Required External Modules:

  • Send2Trash Python module to safely delete the old output file on both Win and *nix based systems.
  • cchardet Python module to detect your subtitle file encoding (Removed for v2.0 release due to issues with Python 3.10.x installs, still used in v1.0 and will work on Python 3.9.x installs).
  • charset_normalizer Python module to detect your subtitle file encoding (v2.0+ supports Python 3.9.x and 3.10.x).

If your system does not these installed, it will auto install them on first use.

Features:

  • Fast (aside from initial missing modules install on slow net connections)
  • Input files character encoding formats are autodetected (if supported by cchardet [v1.0] or charset_normalizer [v2.0+])
  • Output files are wrote in the same encoding as the input or can be forced to UTF8
  • Should be cross platform friendly thanks to PathLib and Send2Trash
  • Handles UNC style \\myserver\myshare\mysub.srt paths thanks to PathLib
  • Handles SRT to TXT or WEBVTT to TXT
  • Handles multi line subtitles and subtitle lines with just numbers (does not confuse them with SRT line numbers)
  • WEBVTT: Removes 'WEBVTT', 'Kind: xxxx', 'Language: xxx' headers and Timestamps from output
  • SRT: Removes subtitle line #'s and Timestamps, will not work if first subtitle is not 1 or if duplicated line numbers are present (rare cases but possible), use SubtitleEdit to renumber lines for now if this happens.

Examples:

WEBVTT Input:

WEBVTT
Kind: captions
Language: en

00:00:18.590 --> 00:00:21.389
you'll hear a telephone conversation

00:00:21.389 --> 00:00:23.310
now you have some time to look at

00:00:23.310 --> 00:00:27.589
questions one to six

or SRT Input:

1
00:00:18,590 --> 00:00:21,389
you'll hear a telephone conversation

2
00:00:21,389 --> 00:00:23,310
now you have some time to look at

3
00:00:23,310 --> 00:00:27,589
questions one to six

Output:

you'll hear a telephone conversation
now you have some time to look at
questions one to six

Examples with non latin characters:

These are random examples take from an SRT website. cchardet detects the encoding as UTF-8-SIG, Notepad++ detects as UTF-8-BOM, these are technically the same thing.
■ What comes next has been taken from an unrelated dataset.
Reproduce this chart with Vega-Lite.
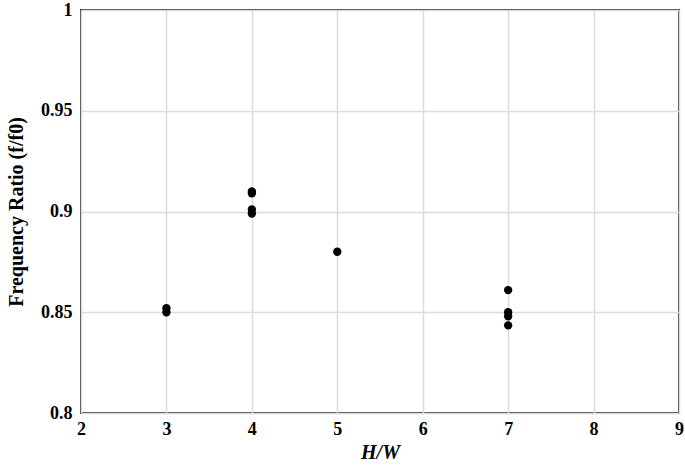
{
  "$schema": "https://vega.github.io/schema/vega-lite/v6.json",
  "width": 598,
  "height": 403,
  "autosize": {"type": "none"},
  "padding": {"left": 81, "top": 10, "right": 6, "bottom": 52},
  "background": "white",
  "config": {
    "view": {"stroke": "#3a3a3a", "strokeWidth": 2},
    "axis": {
      "labelFont": "Liberation Serif",
      "titleFont": "Liberation Serif",
      "labelFontWeight": "bold",
      "titleFontWeight": "bold",
      "labelFontSize": 18,
      "titleFontSize": 20,
      "labelColor": "black",
      "titleColor": "black",
      "gridColor": "#dcdcdc",
      "gridWidth": 1.5,
      "ticks": false,
      "domain": false
    }
  },
  "data": {
    "values": [
      {"hw": 3, "ratio": 0.852},
      {"hw": 3, "ratio": 0.850},
      {"hw": 4, "ratio": 0.910},
      {"hw": 4, "ratio": 0.909},
      {"hw": 4, "ratio": 0.901},
      {"hw": 4, "ratio": 0.899},
      {"hw": 5, "ratio": 0.880},
      {"hw": 7, "ratio": 0.861},
      {"hw": 7, "ratio": 0.850},
      {"hw": 7, "ratio": 0.848},
      {"hw": 7, "ratio": 0.8435}
    ]
  },
  "mark": {"type": "point", "filled": true, "color": "black", "opacity": 1, "size": 70},
  "encoding": {
    "x": {
      "field": "hw",
      "type": "quantitative",
      "scale": {"domain": [2, 9], "nice": false, "zero": false},
      "axis": {"values": [2, 3, 4, 5, 6, 7, 8, 9], "title": "H/W", "titleFontStyle": "italic", "labelPadding": 7, "titlePadding": 4, "labelFlush": false}
    },
    "y": {
      "field": "ratio",
      "type": "quantitative",
      "scale": {"domain": [0.8, 1], "nice": false, "zero": false},
      "axis": {"values": [0.8, 0.85, 0.9, 0.95, 1], "format": ".2~f", "title": "Frequency Ratio (f/f0)", "labelPadding": 9, "titlePadding": 14, "labelFlush": false}
    }
  }
}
Arabic SRT in UTF-8-BOM / UTF-8-SIG encoding:

1
00:00:02,425 --> 00:00:20,776
تـرجـمـة وتـعـديـل
الدكتور علي طلال 

2
00:00:58,425 --> 00:00:59,776
مادلين)؟)

3
00:01:01,705 --> 00:01:03,462
هل تريدين أنّ تأكلين مجددًا؟

Output with forced UTF-8 encoding:

تـرجـمـة وتـعـديـل
الدكتور علي طلال 
مادلين)؟)
هل تريدين أنّ تأكلين مجددًا؟

Chinese (Simplified) SRT in UTF-8-BOM / UTF-8-SIG encoding:

1
00:00:58,016 --> 00:00:59,476
瑪德琳?

2
00:01:01,270 --> 00:01:03,272
(妳又想吃飯了?)

3
00:01:04,313 --> 00:01:07,276
(妳心情不好才會吃這麼多)

4
00:01:09,528 --> 00:01:10,612
瑪德琳!

Output file in original UTF-8-BOM / UTF-8-SIG encoding:

瑪德琳?
(妳又想吃飯了?)
(妳心情不好才會吃這麼多)
瑪德琳!

Future plans:

  • Possibly handle more formats (.ssa Sub Station Alpha would be the other major one I could think of), for now you can use something like SubtitleEdit to convert most other formats to .srt or .vtt. If you have a format you would like to convert to txt, contact me or raise an issue to see if I can add support.
  • GUI option for simple drag and drop usage.
  • Figure out a checking method for misnumbered or duplicate numbered SRT line numbers.
  • Handle stripping out SRT formatting tags for bold, italic etc...

License:

Released as CC0, use it how you wish. If you do use it elsewhere, please be awesome and tag me as the original author. 🙂